## START Records supplied

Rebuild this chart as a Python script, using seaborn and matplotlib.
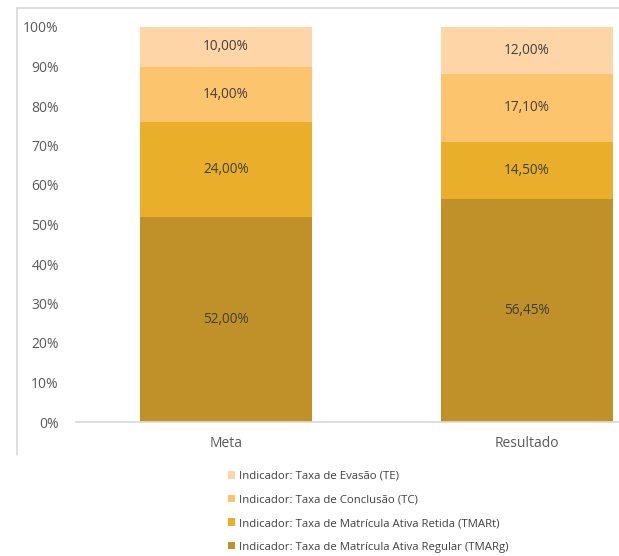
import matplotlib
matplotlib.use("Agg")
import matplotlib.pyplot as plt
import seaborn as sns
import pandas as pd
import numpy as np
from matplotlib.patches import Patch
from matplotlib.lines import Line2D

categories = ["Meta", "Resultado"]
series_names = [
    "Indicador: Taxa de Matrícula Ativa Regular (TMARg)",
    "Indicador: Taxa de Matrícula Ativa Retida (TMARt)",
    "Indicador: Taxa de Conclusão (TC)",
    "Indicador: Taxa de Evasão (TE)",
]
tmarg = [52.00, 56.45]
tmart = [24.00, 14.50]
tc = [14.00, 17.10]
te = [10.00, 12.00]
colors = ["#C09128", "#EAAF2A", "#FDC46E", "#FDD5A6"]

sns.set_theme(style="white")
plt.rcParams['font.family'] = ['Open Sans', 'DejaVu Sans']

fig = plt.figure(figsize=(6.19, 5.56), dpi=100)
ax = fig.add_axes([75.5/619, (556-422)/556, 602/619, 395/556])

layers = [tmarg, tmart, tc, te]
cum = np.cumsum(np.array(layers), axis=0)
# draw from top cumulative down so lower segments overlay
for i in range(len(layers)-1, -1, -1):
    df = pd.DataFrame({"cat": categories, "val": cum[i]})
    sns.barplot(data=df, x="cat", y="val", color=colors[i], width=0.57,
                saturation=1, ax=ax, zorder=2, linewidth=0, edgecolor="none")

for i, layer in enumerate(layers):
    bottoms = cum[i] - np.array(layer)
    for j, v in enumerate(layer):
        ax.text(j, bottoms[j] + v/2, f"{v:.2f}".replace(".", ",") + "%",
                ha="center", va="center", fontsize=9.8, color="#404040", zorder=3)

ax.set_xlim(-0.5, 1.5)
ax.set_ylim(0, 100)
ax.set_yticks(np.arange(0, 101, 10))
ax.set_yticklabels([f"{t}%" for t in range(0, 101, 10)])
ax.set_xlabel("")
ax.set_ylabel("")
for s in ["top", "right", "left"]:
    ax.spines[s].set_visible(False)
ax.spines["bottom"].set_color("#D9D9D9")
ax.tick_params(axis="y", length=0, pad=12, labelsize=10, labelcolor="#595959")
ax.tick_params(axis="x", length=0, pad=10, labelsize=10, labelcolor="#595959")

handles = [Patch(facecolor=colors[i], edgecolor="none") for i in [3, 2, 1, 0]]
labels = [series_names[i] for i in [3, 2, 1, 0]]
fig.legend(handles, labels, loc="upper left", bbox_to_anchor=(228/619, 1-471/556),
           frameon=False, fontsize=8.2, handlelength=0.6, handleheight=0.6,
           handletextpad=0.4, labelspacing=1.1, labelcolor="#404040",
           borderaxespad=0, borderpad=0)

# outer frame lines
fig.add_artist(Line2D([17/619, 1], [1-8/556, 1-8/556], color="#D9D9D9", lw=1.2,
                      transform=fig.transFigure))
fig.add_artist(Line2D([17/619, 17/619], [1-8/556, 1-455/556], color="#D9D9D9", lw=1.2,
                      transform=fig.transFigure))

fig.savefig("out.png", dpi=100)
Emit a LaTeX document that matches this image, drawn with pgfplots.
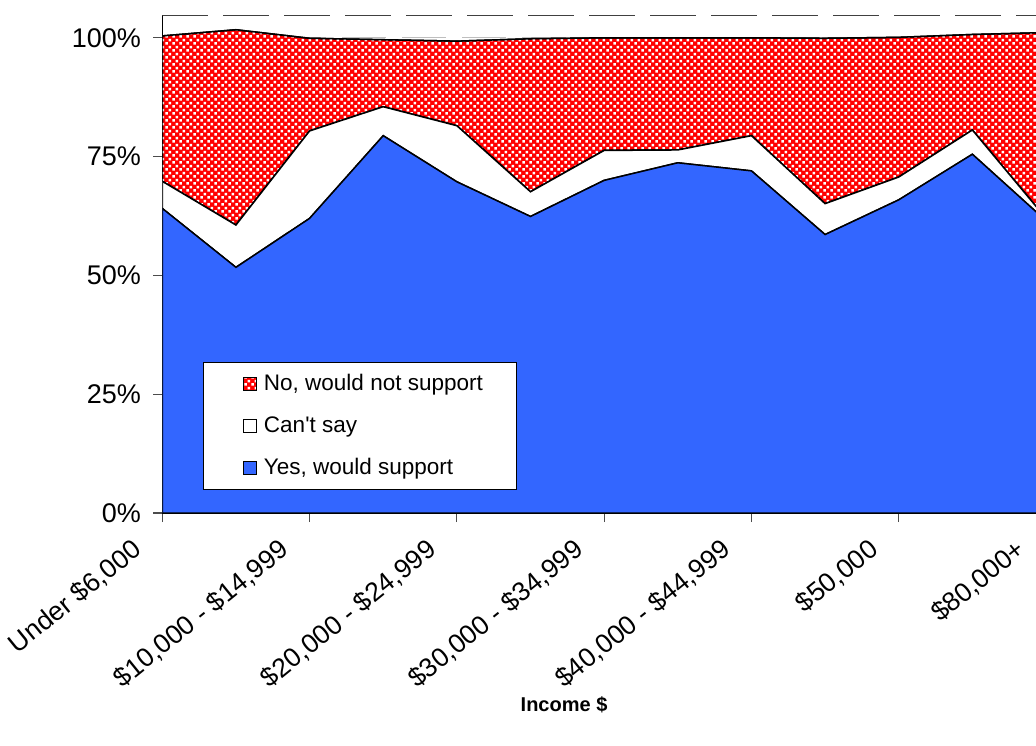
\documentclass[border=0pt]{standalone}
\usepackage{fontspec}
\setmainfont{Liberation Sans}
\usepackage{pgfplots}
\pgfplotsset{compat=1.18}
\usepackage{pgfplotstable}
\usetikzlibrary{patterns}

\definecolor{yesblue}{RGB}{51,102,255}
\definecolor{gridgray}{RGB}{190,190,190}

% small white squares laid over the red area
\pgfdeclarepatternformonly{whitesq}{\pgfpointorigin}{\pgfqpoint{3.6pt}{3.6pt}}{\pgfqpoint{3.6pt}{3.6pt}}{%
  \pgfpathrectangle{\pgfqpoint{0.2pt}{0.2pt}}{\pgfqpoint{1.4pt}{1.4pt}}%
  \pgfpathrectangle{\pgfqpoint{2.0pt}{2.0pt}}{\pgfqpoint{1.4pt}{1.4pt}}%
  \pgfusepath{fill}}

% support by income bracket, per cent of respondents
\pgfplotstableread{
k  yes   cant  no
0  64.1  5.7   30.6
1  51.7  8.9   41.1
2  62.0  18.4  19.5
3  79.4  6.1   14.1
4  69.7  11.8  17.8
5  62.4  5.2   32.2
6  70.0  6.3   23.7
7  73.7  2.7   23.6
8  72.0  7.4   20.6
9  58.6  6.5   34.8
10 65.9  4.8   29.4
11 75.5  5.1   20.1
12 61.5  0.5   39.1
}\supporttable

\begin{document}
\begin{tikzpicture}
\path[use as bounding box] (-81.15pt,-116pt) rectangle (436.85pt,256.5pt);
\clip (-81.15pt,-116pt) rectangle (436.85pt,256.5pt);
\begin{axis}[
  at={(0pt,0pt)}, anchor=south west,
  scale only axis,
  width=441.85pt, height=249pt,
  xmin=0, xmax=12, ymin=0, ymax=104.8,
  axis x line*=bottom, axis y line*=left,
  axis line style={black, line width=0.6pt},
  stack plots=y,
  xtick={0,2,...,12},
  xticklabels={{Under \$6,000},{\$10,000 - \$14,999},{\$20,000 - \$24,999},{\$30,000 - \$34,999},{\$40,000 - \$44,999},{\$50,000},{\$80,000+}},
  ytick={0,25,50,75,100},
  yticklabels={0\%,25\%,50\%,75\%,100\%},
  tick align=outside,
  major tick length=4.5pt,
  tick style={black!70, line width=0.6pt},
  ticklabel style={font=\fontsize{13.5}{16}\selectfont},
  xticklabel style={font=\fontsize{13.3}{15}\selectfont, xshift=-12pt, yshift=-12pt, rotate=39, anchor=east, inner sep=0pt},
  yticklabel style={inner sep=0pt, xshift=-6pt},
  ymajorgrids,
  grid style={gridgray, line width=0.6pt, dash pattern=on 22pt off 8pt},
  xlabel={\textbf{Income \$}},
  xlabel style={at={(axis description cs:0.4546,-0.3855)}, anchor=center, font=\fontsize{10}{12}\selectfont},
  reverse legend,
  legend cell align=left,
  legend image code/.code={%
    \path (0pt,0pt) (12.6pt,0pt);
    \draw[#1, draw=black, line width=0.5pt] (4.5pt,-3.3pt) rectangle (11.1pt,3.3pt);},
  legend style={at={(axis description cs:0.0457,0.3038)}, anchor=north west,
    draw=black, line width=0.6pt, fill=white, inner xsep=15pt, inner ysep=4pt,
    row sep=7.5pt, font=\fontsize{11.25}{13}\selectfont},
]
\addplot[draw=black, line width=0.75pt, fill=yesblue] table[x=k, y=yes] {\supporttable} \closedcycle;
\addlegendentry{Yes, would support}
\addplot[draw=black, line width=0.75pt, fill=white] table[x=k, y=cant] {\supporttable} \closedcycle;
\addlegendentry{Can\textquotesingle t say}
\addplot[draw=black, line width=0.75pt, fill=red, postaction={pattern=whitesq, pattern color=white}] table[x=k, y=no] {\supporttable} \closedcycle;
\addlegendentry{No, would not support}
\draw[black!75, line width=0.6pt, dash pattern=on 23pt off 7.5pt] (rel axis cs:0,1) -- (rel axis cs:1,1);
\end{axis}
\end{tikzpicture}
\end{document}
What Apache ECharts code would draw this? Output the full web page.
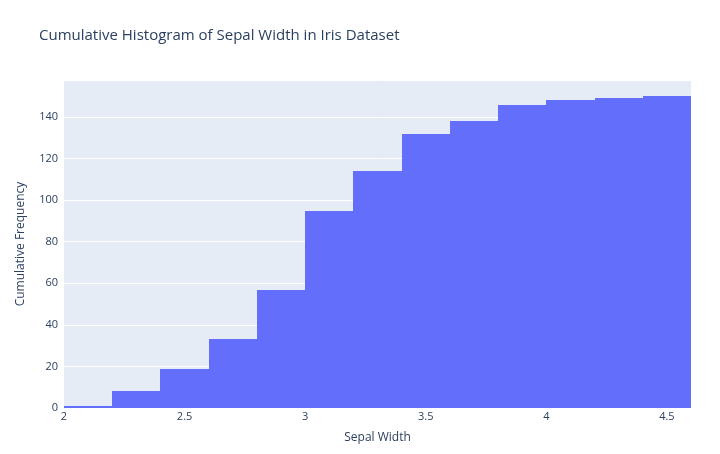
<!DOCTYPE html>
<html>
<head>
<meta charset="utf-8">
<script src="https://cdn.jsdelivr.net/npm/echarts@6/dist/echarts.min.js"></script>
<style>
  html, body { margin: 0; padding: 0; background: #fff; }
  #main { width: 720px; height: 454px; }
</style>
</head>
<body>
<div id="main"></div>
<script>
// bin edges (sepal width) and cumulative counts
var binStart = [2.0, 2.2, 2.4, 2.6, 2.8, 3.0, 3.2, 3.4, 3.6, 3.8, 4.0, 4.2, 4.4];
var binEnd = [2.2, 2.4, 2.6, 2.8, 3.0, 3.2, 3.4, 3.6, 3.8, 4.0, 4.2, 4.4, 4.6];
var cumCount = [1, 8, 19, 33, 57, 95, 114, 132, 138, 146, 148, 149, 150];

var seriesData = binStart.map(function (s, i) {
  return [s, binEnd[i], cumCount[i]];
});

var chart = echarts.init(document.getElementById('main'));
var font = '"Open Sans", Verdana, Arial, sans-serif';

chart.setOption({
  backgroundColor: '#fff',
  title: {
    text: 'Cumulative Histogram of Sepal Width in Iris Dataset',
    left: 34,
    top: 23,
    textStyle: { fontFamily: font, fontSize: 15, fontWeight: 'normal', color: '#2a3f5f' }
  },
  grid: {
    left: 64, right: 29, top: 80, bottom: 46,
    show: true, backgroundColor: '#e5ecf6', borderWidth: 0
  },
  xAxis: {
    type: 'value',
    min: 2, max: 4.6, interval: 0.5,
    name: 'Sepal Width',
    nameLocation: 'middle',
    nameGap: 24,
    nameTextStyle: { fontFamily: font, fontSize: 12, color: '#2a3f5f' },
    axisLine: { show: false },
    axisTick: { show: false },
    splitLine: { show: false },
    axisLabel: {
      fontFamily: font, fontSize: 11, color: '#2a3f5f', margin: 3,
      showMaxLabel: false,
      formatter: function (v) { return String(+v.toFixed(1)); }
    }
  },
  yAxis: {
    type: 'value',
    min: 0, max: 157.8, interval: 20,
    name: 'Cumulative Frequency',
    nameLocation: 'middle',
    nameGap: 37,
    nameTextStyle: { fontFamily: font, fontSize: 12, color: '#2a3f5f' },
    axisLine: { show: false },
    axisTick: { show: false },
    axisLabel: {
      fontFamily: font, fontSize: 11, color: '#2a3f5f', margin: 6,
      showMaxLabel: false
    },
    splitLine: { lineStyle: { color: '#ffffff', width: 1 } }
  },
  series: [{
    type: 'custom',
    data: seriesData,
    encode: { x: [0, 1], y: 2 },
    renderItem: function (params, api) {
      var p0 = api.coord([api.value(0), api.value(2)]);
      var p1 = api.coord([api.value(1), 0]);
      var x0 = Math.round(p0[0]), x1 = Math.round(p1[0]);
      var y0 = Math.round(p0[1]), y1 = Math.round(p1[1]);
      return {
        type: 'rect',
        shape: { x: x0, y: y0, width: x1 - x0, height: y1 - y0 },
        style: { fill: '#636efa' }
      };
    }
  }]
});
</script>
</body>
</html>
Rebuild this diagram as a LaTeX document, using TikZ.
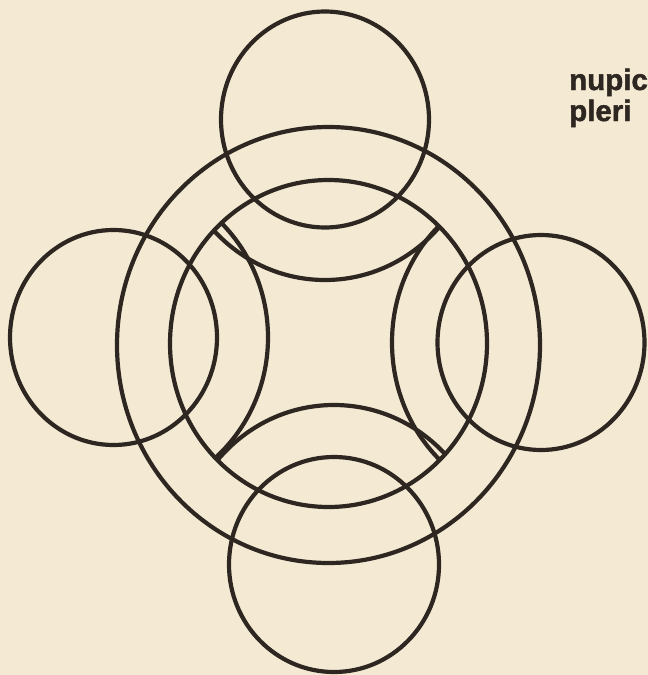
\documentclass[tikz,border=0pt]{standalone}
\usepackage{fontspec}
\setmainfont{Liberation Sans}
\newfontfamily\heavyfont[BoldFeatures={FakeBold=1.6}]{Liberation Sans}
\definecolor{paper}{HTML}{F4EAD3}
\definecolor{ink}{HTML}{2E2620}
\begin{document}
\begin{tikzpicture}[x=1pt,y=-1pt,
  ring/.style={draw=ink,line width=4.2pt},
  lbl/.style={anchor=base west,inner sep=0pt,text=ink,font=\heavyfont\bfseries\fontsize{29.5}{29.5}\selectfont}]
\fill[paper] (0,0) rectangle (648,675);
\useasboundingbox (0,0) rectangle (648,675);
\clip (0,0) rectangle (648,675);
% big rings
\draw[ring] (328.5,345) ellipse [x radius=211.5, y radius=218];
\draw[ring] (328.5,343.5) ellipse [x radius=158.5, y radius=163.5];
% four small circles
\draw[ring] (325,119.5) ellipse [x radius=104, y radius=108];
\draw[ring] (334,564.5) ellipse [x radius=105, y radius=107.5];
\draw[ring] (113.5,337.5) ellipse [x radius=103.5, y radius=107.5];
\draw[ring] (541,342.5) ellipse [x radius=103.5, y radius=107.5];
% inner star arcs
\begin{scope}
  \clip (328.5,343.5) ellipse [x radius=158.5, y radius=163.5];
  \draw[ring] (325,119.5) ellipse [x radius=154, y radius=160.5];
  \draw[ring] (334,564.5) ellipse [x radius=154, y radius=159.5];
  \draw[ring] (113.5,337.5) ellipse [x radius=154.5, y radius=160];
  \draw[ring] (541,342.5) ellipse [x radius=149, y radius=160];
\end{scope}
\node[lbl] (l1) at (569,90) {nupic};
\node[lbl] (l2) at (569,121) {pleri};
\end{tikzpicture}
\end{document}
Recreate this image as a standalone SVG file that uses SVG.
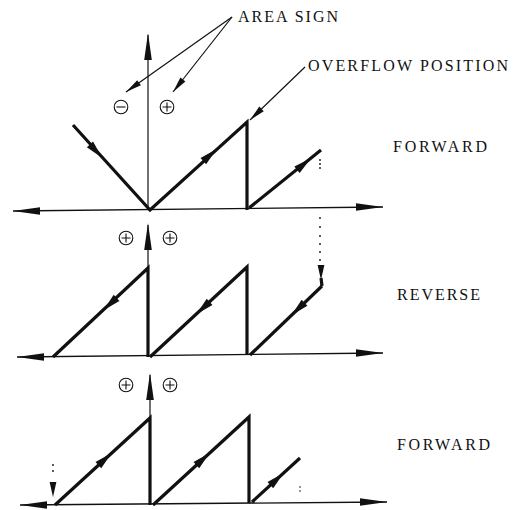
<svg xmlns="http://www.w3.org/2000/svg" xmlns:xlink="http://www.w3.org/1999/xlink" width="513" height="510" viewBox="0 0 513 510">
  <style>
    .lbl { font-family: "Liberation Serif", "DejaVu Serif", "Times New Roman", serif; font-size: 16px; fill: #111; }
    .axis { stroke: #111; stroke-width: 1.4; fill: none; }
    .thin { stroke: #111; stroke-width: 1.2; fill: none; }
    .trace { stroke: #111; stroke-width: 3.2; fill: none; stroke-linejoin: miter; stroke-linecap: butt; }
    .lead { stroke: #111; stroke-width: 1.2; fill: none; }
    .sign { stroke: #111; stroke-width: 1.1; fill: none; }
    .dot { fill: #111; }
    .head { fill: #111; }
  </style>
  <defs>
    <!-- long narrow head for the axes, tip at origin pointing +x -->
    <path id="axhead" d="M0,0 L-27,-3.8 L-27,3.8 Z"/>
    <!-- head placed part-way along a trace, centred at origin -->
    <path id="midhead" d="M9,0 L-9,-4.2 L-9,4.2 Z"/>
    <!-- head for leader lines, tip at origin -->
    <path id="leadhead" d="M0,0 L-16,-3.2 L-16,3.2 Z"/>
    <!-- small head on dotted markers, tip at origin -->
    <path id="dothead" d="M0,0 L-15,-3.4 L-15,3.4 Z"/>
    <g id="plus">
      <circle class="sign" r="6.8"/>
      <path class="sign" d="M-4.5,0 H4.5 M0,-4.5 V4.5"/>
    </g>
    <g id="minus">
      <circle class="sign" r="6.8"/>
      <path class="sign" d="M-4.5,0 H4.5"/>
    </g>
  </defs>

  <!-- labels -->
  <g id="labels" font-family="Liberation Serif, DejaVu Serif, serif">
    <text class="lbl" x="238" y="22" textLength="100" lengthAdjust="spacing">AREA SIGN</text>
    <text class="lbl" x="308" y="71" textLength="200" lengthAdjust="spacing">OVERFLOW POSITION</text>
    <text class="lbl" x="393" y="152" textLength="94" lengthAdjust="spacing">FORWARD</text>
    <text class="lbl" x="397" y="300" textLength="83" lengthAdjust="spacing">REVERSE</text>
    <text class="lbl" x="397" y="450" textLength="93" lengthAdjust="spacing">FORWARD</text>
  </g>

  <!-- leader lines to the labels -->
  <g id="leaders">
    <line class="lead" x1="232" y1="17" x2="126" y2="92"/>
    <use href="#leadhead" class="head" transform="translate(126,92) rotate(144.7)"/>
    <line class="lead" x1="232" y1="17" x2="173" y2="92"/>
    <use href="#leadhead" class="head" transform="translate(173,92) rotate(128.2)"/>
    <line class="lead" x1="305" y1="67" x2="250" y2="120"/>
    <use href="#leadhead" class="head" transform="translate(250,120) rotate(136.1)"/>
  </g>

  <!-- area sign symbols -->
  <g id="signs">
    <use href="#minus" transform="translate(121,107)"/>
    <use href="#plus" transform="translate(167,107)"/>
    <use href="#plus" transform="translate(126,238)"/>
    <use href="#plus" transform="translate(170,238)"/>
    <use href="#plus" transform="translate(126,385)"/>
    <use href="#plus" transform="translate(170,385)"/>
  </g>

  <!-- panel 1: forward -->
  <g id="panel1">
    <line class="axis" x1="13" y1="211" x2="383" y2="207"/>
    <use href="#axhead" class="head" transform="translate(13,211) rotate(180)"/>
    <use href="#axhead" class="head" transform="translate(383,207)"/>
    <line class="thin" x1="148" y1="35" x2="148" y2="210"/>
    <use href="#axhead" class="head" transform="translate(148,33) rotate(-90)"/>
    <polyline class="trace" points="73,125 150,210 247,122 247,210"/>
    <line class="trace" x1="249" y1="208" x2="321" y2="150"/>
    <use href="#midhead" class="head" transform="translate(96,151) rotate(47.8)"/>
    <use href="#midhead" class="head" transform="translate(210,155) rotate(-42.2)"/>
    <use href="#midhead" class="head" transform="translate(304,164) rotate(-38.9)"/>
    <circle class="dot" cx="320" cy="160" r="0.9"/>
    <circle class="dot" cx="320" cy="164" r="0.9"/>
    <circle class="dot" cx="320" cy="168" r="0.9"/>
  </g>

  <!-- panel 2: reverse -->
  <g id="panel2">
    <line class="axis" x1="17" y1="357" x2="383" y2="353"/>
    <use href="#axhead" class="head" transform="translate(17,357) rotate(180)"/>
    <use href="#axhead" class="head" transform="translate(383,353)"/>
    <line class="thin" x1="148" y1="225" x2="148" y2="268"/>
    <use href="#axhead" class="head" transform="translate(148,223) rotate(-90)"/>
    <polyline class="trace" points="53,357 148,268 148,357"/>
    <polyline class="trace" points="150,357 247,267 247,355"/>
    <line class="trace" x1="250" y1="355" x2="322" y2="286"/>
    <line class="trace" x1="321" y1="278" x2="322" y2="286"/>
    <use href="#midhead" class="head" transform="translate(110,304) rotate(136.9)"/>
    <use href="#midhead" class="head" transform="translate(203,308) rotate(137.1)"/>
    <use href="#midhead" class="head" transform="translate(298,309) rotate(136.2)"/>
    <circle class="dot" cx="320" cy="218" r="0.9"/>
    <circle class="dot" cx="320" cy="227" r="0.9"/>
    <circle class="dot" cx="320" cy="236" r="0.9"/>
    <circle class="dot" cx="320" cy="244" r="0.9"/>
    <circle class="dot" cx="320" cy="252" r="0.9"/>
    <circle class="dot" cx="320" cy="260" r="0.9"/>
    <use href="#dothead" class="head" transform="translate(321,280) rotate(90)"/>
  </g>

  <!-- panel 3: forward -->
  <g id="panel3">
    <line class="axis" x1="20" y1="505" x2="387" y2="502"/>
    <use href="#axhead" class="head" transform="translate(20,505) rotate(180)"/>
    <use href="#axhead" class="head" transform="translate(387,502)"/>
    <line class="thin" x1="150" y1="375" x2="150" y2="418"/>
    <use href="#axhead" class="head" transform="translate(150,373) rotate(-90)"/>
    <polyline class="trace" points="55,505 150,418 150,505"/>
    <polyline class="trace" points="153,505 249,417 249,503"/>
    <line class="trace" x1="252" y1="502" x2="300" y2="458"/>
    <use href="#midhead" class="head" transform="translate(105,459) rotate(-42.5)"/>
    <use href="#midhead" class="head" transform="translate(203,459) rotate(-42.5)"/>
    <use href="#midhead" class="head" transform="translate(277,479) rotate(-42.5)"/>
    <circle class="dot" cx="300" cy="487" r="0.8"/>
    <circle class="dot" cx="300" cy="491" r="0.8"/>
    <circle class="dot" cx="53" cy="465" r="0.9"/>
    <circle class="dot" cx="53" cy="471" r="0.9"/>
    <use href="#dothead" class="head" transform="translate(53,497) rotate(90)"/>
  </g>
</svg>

## END Records supplied

_Direction_
Nothing but the lines from the one containing "What Apache ECharts" through the one containing "Verdana, Arial, sans-serif';" should appear in your copy, exactly as written and without pictures.

_Solution below_
What Apache ECharts code would draw this? Output the full web page.
<!DOCTYPE html>
<html>
<head>
<meta charset="utf-8">
<script src="https://cdn.jsdelivr.net/npm/echarts@6/dist/echarts.min.js"></script>
<style>
  html, body { margin: 0; padding: 0; background: #fff; }
  #main { width: 720px; height: 454px; }
</style>
</head>
<body>
<div id="main"></div>
<script>
// bin edges (sepal width) and cumulative counts
var binStart = [2.0, 2.2, 2.4, 2.6, 2.8, 3.0, 3.2, 3.4, 3.6, 3.8, 4.0, 4.2, 4.4];
var binEnd = [2.2, 2.4, 2.6, 2.8, 3.0, 3.2, 3.4, 3.6, 3.8, 4.0, 4.2, 4.4, 4.6];
var cumCount = [1, 8, 19, 33, 57, 95, 114, 132, 138, 146, 148, 149, 150];

var seriesData = binStart.map(function (s, i) {
  return [s, binEnd[i], cumCount[i]];
});

var chart = echarts.init(document.getElementById('main'));
var font = '"Open Sans", Verdana, Arial, sans-serif';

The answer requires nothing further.